Empowering African knowledge to influence communities, policy, and progress
Abstract
Purpose: This paper critically examines the implications of human–AI collaboration in professional workspaces, analyzing both its benefits in enhancing productivity, decision-making, and innovation, and its risks related to ethical dilemmas, cognitive biases, and workplace disruption. The study interrogates whether AI functions as a complementary augmentation of human labor or as a potential source of organizational and social tension.
Design/Methodology: A qualitative doctrinal methodology was employed, relying on an extensive review of peer-reviewed academic literature, systematic reviews, and empirical studies.
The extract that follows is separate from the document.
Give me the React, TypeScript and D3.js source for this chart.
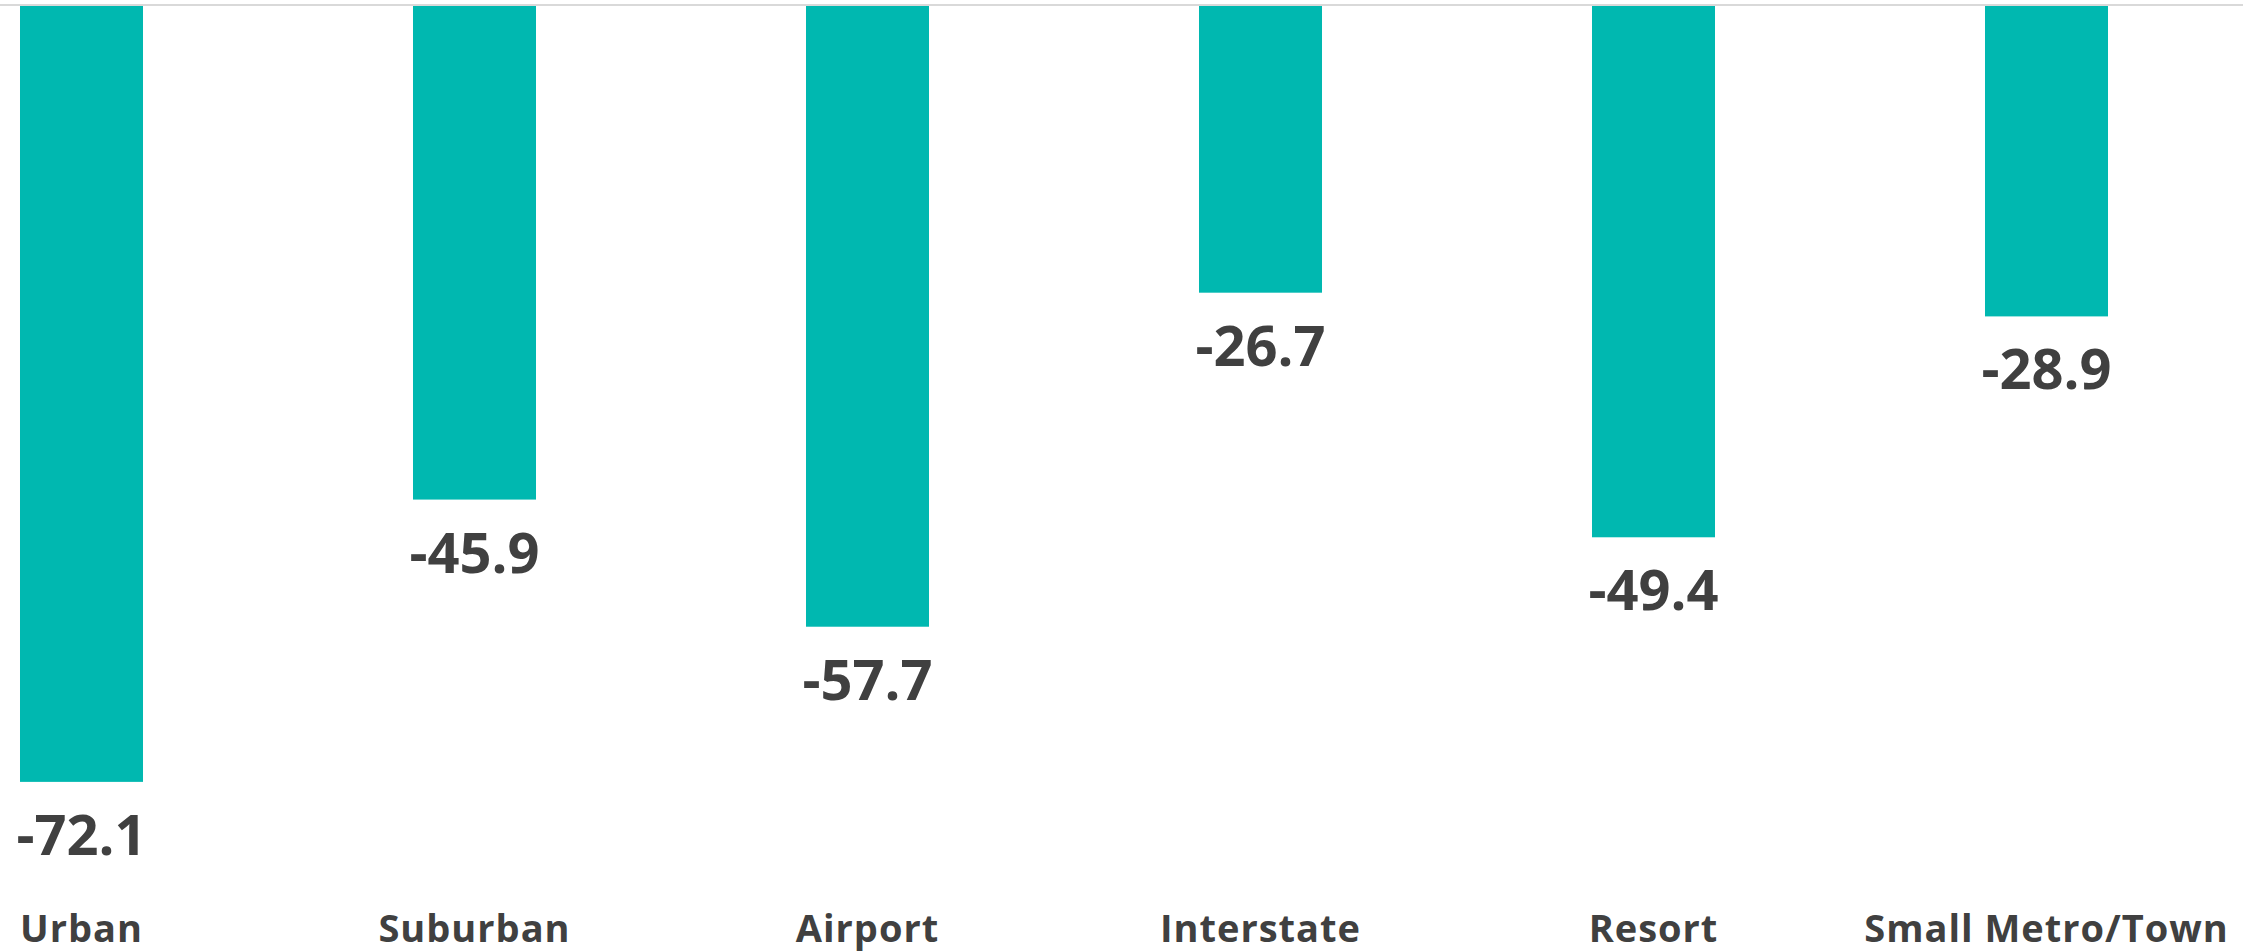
import React from "react";
import * as d3 from "d3";

const categories = ["Urban", "Suburban", "Airport", "Interstate", "Resort", "Small Metro/Town"];
const values = [-72.1, -45.9, -57.7, -26.7, -49.4, -28.9];

const W = 2252;
const H = 952;

export default function App() {
  const x = d3.scaleBand<string>().domain(categories).range([-115, 2243]).paddingInner(0.687).paddingOuter(0.3435);
  const y = d3.scaleLinear().domain([0, -80]).range([5, 867]);
  const bw = x.bandwidth();
  const font = "'Open Sans', 'Noto Sans', sans-serif";
  return (
    <svg width={W} height={H} style={{ position: "absolute", left: 0, top: 0, background: "#fff" }}>
      <line x1={-115} x2={2243} y1={y(0)} y2={y(0)} stroke="#D9D9D9" strokeWidth={2} />
      {categories.map((c, i) => {
        const v = values[i];
        const x0 = x(c)!;
        const cx = x0 + bw / 2;
        return (
          <g key={c}>
            <rect x={x0} y={y(0) + 1} width={bw} height={y(v) - y(0) - 1} fill="#00B8B0" />
            <text x={cx} y={y(v) + 73} textAnchor="middle" fontFamily={font} fontWeight={700} fontSize={56} fill="#404040">
              {v.toFixed(1)}
            </text>
            <text x={cx} y={942} textAnchor="middle" fontFamily={font} fontWeight={700} fontSize={38} letterSpacing={1} fill="#404040">
              {c}
            </text>
          </g>
        );
      })}
    </svg>
  );
}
The analysis focuses on the interplay between human agency and AI systems, exploring task complexity, decision autonomy, and organizational integration.
Findings: Human–AI collaboration demonstrates measurable benefits in efficiency, error reduction, and innovation potential; however, it simultaneously amplifies ethical, cognitive, and psychosocial risks, including overreliance, deskilling, bias reinforcement, and inequitable decision outcomes. The degree of benefit or harm is contingent on organizational governance, task allocation, and transparency of AI processes. Critical tensions emerge around human accountability, trust calibration, and workforce adaptation.
Originality/Value: This study synthesizes scattered empirical and theoretical insights into a cohesive framework for understanding human–AI collaboration. By adopting a critical lens, it highlights latent risks often overlooked in descriptive accounts, providing actionable insights for managers, policymakers, and scholars seeking to balance productivity gains with responsible AI deployment.